_Problem details:_
Identify the lines bearing the string "this" and gather them.

_Data provided:_
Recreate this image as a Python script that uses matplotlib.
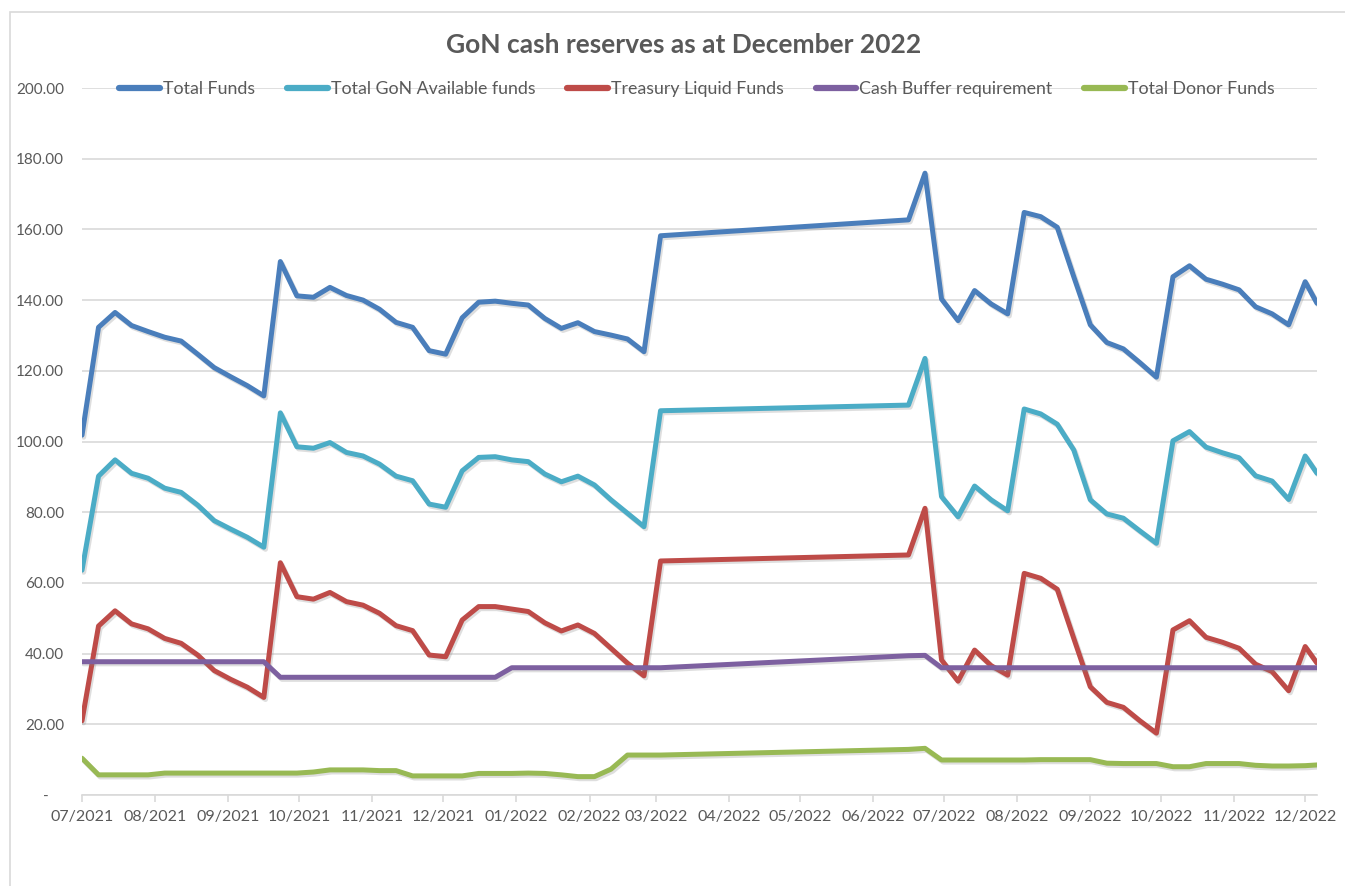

---

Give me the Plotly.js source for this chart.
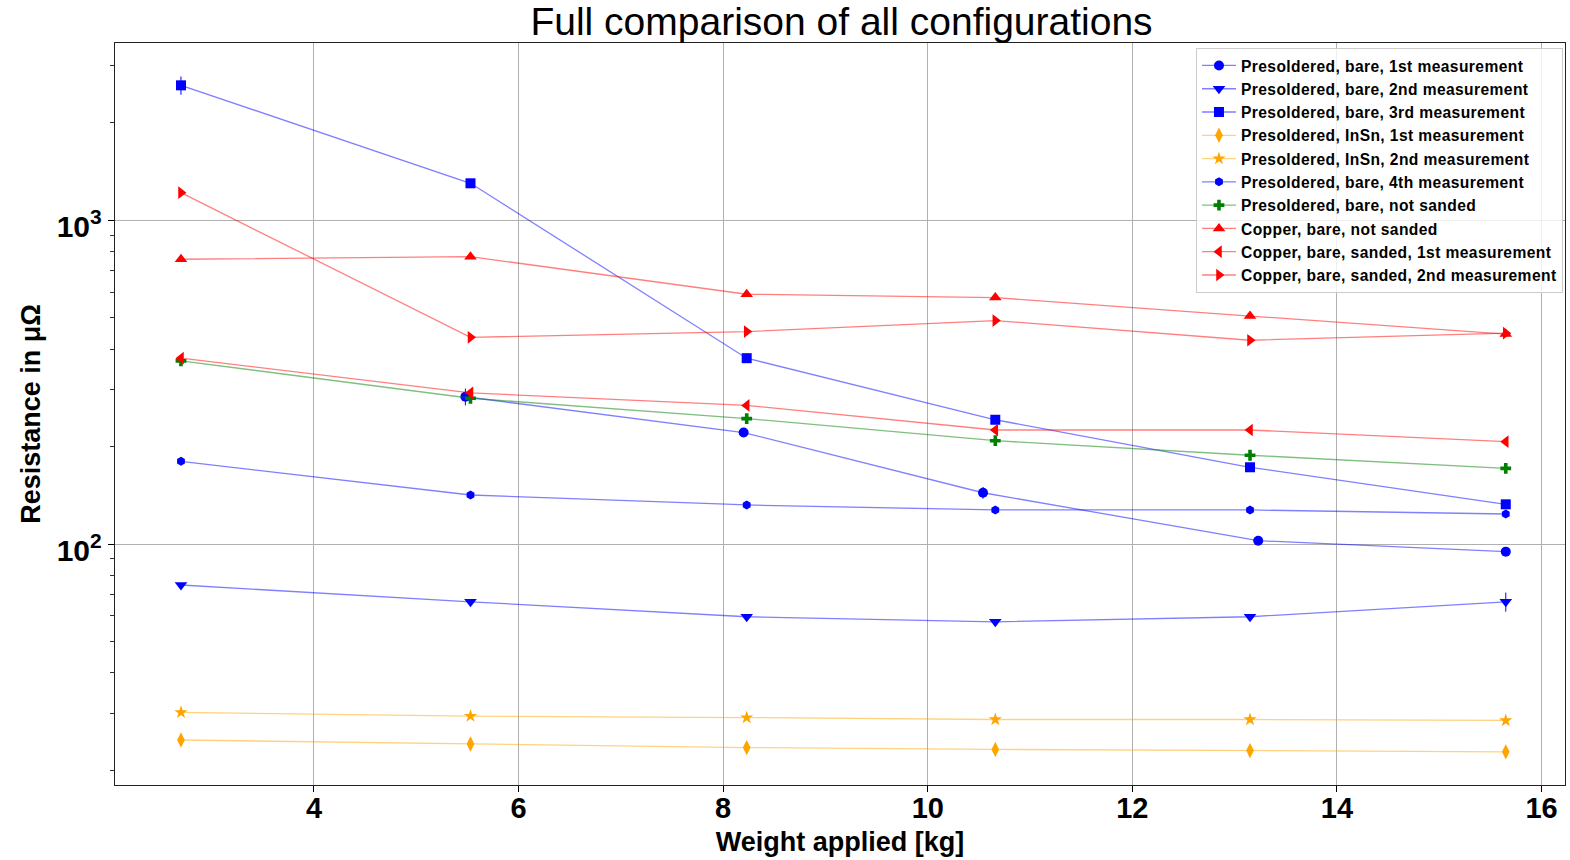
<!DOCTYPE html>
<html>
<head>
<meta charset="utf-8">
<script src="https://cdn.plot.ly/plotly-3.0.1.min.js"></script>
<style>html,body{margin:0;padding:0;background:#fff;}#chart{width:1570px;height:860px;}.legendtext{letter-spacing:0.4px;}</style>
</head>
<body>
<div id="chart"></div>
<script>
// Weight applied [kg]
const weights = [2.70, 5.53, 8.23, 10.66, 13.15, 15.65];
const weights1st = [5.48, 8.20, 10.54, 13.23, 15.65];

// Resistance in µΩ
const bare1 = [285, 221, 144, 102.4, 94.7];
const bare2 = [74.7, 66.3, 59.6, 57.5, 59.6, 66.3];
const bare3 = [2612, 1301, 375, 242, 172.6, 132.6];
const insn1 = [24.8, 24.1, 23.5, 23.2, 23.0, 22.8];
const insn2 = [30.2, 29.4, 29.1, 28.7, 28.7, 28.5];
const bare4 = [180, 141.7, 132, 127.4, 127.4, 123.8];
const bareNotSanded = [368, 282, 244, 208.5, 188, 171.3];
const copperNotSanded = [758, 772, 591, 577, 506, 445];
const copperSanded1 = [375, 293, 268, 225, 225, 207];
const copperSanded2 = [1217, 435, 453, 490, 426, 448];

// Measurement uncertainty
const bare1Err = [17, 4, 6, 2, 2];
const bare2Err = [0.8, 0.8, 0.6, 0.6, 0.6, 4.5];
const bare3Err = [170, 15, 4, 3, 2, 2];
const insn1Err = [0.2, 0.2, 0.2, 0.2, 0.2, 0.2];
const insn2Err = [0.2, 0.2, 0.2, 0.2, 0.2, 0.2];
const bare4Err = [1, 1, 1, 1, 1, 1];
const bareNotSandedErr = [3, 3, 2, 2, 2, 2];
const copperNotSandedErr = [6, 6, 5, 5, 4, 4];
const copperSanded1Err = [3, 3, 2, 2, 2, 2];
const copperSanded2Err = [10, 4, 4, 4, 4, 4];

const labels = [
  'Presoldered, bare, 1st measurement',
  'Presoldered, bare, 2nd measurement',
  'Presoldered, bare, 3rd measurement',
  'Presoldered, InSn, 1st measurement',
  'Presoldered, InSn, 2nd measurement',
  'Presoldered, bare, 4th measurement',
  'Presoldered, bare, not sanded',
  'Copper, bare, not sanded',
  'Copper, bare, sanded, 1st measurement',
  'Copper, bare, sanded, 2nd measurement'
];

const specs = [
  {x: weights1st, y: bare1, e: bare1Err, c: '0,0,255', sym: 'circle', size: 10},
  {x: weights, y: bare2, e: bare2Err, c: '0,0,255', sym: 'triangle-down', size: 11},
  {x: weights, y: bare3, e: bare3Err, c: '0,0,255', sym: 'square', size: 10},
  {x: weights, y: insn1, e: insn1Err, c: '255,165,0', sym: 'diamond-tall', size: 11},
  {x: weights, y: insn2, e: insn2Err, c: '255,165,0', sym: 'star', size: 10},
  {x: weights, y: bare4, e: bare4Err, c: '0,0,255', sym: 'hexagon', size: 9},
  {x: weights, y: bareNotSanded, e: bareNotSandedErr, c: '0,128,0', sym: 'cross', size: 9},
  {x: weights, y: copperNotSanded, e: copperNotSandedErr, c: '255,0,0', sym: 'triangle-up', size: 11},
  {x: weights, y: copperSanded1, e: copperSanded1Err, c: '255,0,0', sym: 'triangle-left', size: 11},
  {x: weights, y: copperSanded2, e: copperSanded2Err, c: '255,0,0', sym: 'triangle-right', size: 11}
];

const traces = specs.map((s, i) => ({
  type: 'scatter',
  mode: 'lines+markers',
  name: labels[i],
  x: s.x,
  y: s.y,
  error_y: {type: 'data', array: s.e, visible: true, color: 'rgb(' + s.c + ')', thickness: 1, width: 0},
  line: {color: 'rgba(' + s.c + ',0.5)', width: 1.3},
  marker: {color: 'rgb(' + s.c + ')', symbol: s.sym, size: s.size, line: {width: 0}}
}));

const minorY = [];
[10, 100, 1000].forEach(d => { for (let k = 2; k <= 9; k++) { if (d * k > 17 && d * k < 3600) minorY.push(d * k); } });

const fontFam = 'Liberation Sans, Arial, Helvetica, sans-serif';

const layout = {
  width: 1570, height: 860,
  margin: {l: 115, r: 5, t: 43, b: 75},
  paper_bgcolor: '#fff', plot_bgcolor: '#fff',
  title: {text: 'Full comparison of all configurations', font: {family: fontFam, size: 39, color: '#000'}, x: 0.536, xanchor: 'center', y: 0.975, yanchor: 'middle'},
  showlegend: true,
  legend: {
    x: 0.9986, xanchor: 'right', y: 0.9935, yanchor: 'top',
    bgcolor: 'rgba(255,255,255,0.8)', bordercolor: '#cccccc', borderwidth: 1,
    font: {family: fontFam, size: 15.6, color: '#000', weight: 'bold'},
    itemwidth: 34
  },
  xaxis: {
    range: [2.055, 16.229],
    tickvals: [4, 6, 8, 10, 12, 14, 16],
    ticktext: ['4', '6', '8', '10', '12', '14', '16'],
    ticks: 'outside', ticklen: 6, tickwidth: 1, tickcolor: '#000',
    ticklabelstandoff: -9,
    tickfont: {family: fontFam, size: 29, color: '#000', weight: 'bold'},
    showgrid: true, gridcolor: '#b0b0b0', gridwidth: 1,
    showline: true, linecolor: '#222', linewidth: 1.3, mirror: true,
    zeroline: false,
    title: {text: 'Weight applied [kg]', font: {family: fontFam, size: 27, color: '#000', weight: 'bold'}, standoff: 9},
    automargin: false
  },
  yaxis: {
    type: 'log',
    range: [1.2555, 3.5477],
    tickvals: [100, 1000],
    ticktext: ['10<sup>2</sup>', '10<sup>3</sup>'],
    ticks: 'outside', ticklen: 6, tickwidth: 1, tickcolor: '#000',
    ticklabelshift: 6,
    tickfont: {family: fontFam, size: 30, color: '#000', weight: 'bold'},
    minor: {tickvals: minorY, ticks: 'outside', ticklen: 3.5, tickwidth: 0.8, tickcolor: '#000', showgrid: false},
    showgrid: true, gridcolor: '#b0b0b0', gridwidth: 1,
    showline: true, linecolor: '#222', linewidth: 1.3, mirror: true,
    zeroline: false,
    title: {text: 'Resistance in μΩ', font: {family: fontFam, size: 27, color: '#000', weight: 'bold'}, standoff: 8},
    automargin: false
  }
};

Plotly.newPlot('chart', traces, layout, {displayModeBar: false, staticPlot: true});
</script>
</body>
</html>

_Final result:_
Recreate this image as a Python script that uses matplotlib.
Give me the Plotly.js source for this chart.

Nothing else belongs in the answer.